How Can Pets Help Autistic Children?
Finding out that your child is autistic is a big moment in any family's life. For some, there may be concerns around what this could mean for the future. There may also be a sense of relief that comes with a diagnosis, which can allow families to access the support they need. No matter how you feel about it, your job is to navigate what is best for your child and determine how you can most effectively support them.
Pets are an integral part of any animal-loving family. They give unconditional love and affection and make a valuable friend for children and adults alike. But they can be particularly beneficial for neurodiverse children, helping them feel safe and supported, and the best version of themselves.
Here, we take a look at how pets can help autistic children in their day-to-day lives.
Reduce anxiety for kids on the spectrum
Pets can be constant companions—which can be valuable for children who may struggle with anxiety caused by new situations. Studies have found that pets are a calming influence—stroking an animal for even 15 minutes has been shown to have a positive effect. They can also help the child focus on their furry friend rather than what is going on around them, which acts as a type of stress-reducing mindfulness exercise.
This doesn't mean that you have to get a dog, either—even small animals like guinea pigs have the same effect, although they are a little harder to take out and about.
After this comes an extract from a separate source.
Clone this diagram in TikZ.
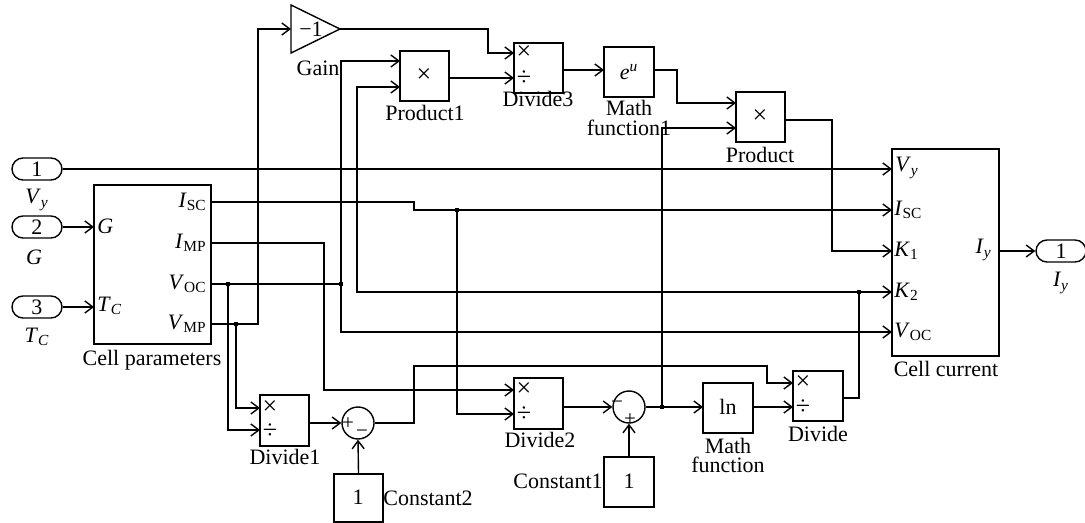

However, dogs can be trained with a range of comforting techniques, such as licking the child, and leaning on them as a calming and grounding technique. There are several organizations out there that can help connect you with a specifically trained autism companion dog, which may be useful if you think your child will need a dog with them all the time.
Enhance the social skills of neurodiverse children
Children with autism may find it difficult to enter social situations, but pets can help give them the confidence to take the first step. Animals don't judge you, and so they can be very reassuring in potentially scary situations.
Again, this effect happens quickly. Children who played with a pet for just 10 minutes are more likely to introduce themselves, ask questions and respond in a group setting. Children may feel like their pet is supporting them, so they can be less afraid and, of course, the physical reassurance of being able to touch an animal is helpful, too.
Autism companion pets facilitate relationship-building
Many children have imaginary friends, and a pet serves the same purpose, except that they're really there. Children may find it easier to confide their feelings to someone who doesn't talk back, and this helps build trust and connection.
Having a pet can benefit your entire family as your child may be more open to talking if their pet is the focus. It may even mean that they're happier leaving the house, which can open up opportunities for you to enjoy days out together, reducing the stress on everyone involved.
Pets can help your child adjust to the world around them, and teach them valuable skills around caring for another creature. Just make sure that you remember to introduce the pet gently, so that both your child and the animal has time to relax and get used to the new situation.
If you don't have the ability to have a pet yourself, why not see if you and your child can walk a dog for a friend or family member, or find a place to volunteer? You'll still be able to benefit from the joy they'll bring to your lives.